I was more interested in the glimpse of back story Don dropped in passing.  Villains are always better when you know more about them and Verminator offers something of a look at what Don might have been like had he grown to value science and tech over body and soul.  Don’s always been the mad scientist and inventor of the group, but Splinter’s martial arts training and spiritual guidance kept him leveled; he was raised to appreciate nature and physical fitness first and foremost.  Verminator, or Manx, is what Don would have been like had he lacked that upbringing; a capable scientist and inventor with no value for his own body or the natural world-itself, so much so that he traded his humanity for cybernetic upgrades and callously sells out the Earth for material gain.

From that perspective, Verminator’s a more interesting villain than he otherwise might be.  And, in fact, Verminator is one of the reasons I always felt the cyborg-Don of the Image TMNT Vol. 3 series rang so false.  Regardless of what continuity you ascribe to, Don is not a character that would embrace becoming a soulless machine because “firepower is cool”.

As for the Hitler stuff, as insanely daring as it was for a kid’s comic, the pacing threw the story off and the inclusion of Hitler’s shenanigans seems rather pointless to the overall story.  There’s a major rush to get the set pieces in place, so everything begins jumping around.  Where did Hitler’s brain get that robot body?  He joins with his younger self and forms an alliance completely off-panel and in a very short span of time (seemingly only minutes).  Then his robot body is destroyed by a convenient bomb and Raph knocks young-Hitler out.  Then… young-Hitler BEATS them to the tunnel, somehow, and there’s a sloppy conversation about Hell that elicits Hitler to shoot himself in the head (so as not to mess up history).
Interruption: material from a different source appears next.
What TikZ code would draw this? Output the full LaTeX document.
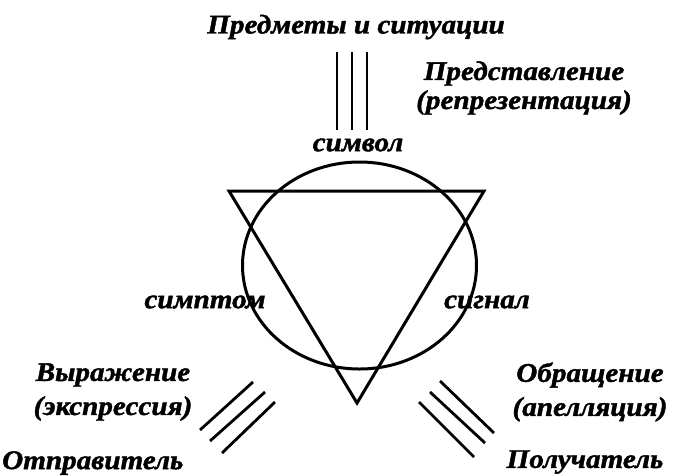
\documentclass[tikz,border=0pt]{standalone}
\usepackage{fontspec}
\setmainfont{Liberation Serif}[BoldItalicFeatures={FakeBold=1.5,FakeStretch=1.08}]
\begin{document}
\begin{tikzpicture}[x=1pt,y=-1pt,
  lbl/.style={font=\fontsize{27}{32}\selectfont\bfseries\itshape, inner sep=0pt, align=center},
  shp/.style={line width=3pt},
  tri/.style={line width=2.8pt}]
\useasboundingbox (0,0) rectangle (677,475);
% shapes
\draw[shp] (359.5,265.5) ellipse [x radius=117, y radius=103.5];
\coordinate (A) at (229,191);
\coordinate (B) at (484,191);
\coordinate (C) at (357,403);
\draw[shp, line join=miter] (A) -- (B) -- (C) -- cycle;
% labels
\node[lbl] (obj) at (356,27) {Предметы и ситуации};
\node[lbl] (rep) at (524,88) {Представление\\[-3pt](репрезентация)};
\node[lbl] (sym) at (358,145) {символ};
\node[lbl] (smp) at (205,302) {симптом};
\node[lbl] (sig) at (487,302) {сигнал};
\node[lbl] (expr) at (113,392) {Выражение\\[2pt](экспрессия)};
\node[lbl, anchor=west] (send) at (2,463) {Отправитель};
\node[lbl] (app) at (590,392) {Обращение\\[2pt](апелляция)};
\node[lbl] (recv) at (585,462) {Получатель};
% triple lines
\foreach \x in {337,352,367} \draw[tri] (\x,52) -- (\x,130);
\draw[tri] (200,430) -- (253,382);
\draw[tri] (210,441) -- (265,392);
\draw[tri] (222,453) -- (275,402);
\draw[tri] (440,381) -- (494,433);
\draw[tri] (430,392) -- (485,443);
\draw[tri] (419,402) -- (474,457);
\end{tikzpicture}
\end{document}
The whole thing left me with the impression that Murphy (Clarrain) wanted to do a whole lot more with the evildoings of Hitler’s grey matter in Nazi Germany, but was thusly forced to truncate it all into a nearly incomprehensible series of panels.  The end result is still shocking as all Hell for its content but is ultimately a total mess to read.

Artistically, this is some of Allan’s best work, though.  Raph belting Hitler in the jaw is pretty awesome, despite everything I said about the story pacing, and the overall action layouts of this issue are astounding.  His skill with expression also takes point on some of the more comedic scenes, like Don losing the time slip remote and Raph’s droll response to the dilemma.

As for the April back-up; this thing is a pain to read in 5-page chunks.  I really have little new to say about this installment beyond the fact that, in her old age, April has apparently become a rather crappy ninja.  People on the streets see her running along the rooftops and she’s caught seconds after breaking into the theater.

Ninja-ing is a young woman’s game, April.  Think about retiring.

Grade: C (as in, “Can’t say I enjoy admitting it, but damn did the Nazi’s have cool uniforms”.)